I once saw a clip from the Ellen Degeneres show posted on The Random Acts of Kindness Facebook page. A woman had written in asking for help to thank another woman who had greatly helped and supported her family over the years. The woman who wrote in – Ry’Shonda – was an amazing woman herself. She was a single mother of four children who had grown up in poor conditions and was trying to give her children a better life. Providing for her children was what drove her life. Her life was measured by their success.
Children coming of age today are at a loss. They are not properly prepared for life. They are driven but do not know how to work. Their eyes are set on entitlement, being taken care of, and the desire for more. More things, more power, more money. They have been raised by helicopter parents or – even more detrimental – the traffic controller parent.
The helicopter parent is a parent who hovers over everything and is overinvolved in their children’s lives. The traffic controller parent directs traffic and sets up detours to ensure that his or her children will not experience the bumps in the road, the breakdowns, or the yellow lights.
This kind of parenting is a disservice to our children. Ultimately, it takes more out of us as well. Our job is not to keep our children happy. As much as we would like our children to live lives with joy, laughter, and free from pain – that is not the reality of the world.

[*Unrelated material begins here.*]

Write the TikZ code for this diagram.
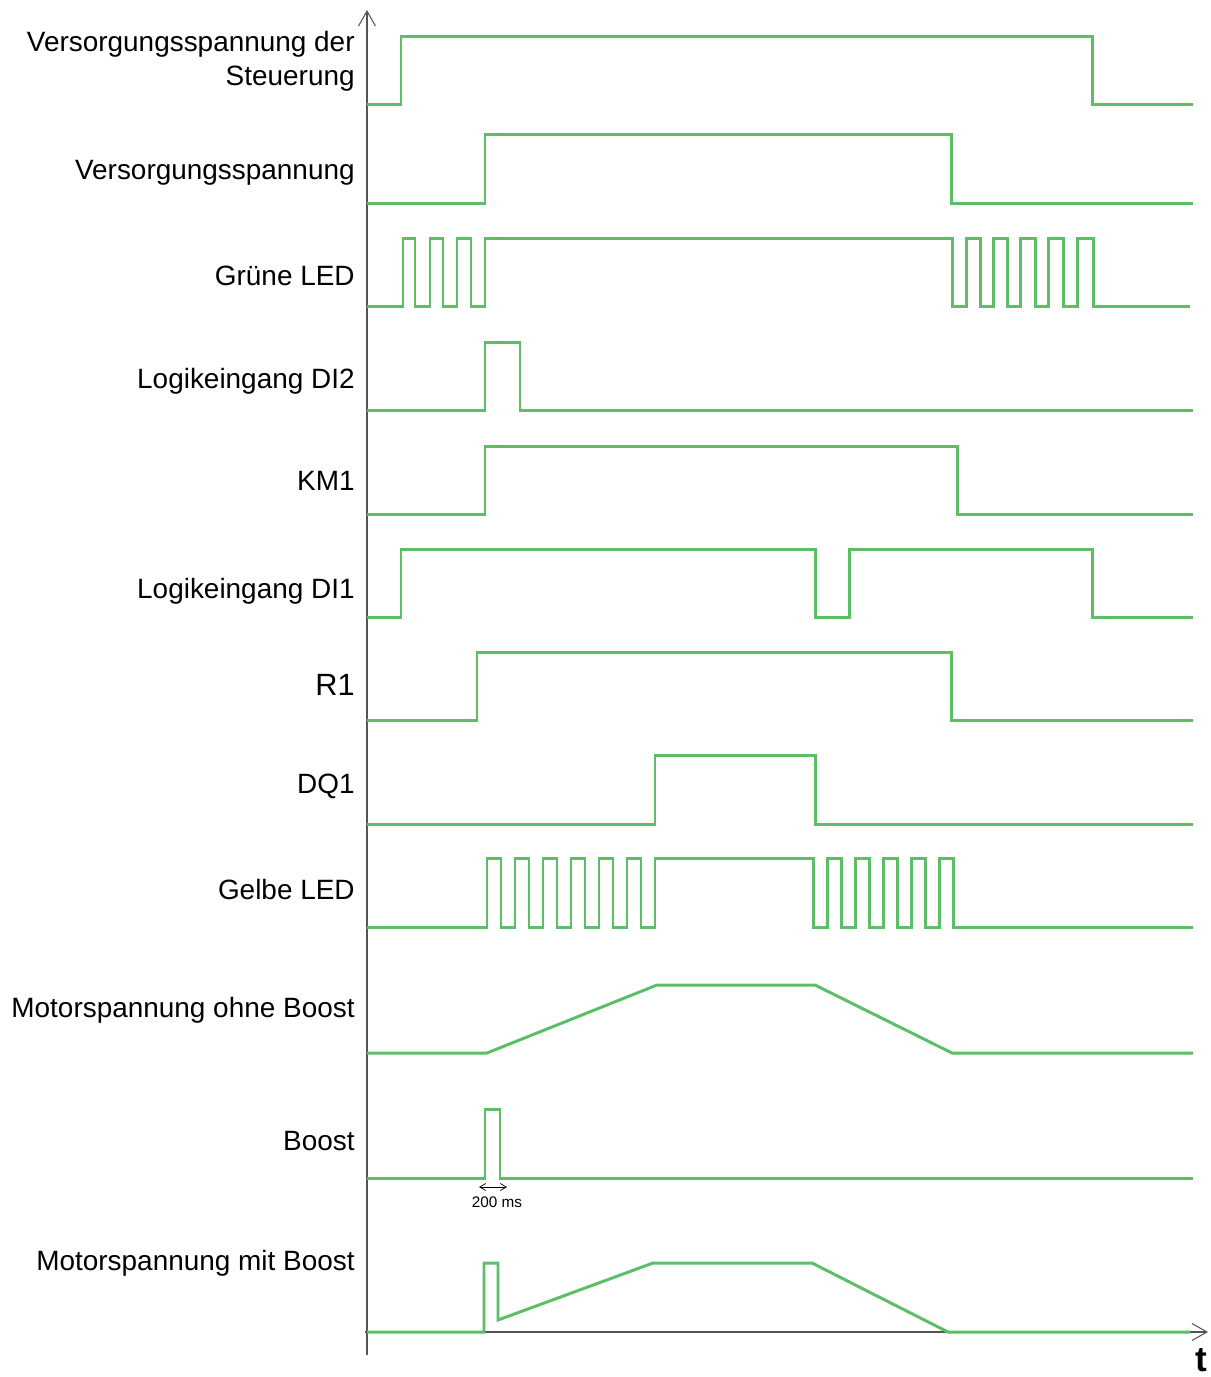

By not preparing and raising our children for the real world, we are making the realities of loss, pain, and mistakes that much more difficult for our children. More essential to their success in life is our ability to let them make mistakes, our willingness to sit with them in pain, and our acceptance that there will be disappointments along the way.
On one episode of Blue Blood (I watched during a visit with my parents), the former mayor approached the police commissioner (Tom Selleck) and asked for a favor on behalf of his teenage daughter who had been picked up by the police for marijuana possession. Her attitude, sense of entitlement, and disrespect led the arresting officer to bring her in.
When the Assistant District Attorney met with the daughter’s father, she shared a personal childhood story. As a youth, she and a friend wanted to go to a party in a neighboring town. They avoided asking their parents and – instead – knowing that the neighbor always left her keys in the ashtray, took her car. The plan backfired when the girls got into a car accident.
The former mayor nodded as the story was being told. He then stated, “I’m sure your father wanted to help you too.” “Yes,” she replied, “which is why he let me learn from my own mistake.” She ended up going to jail and standing before a judge. At his own daughter’s hearing, the mayor ended up doing the same.
Rescuing our children is not how we help them succeed. We best help and prepare our children by filling their toolboxes with a variety of tools. Resiliency. Communication. Compassion. Hard work. Integrity.
I do not watch a lot of television, but my moments with these two shows stirred something within me. May we all have the strength to allow our children to make mistakes, to feel disappointment, and to overcome obstacles. Let our lives be measured by the success of our children – success that they have achieved without our control.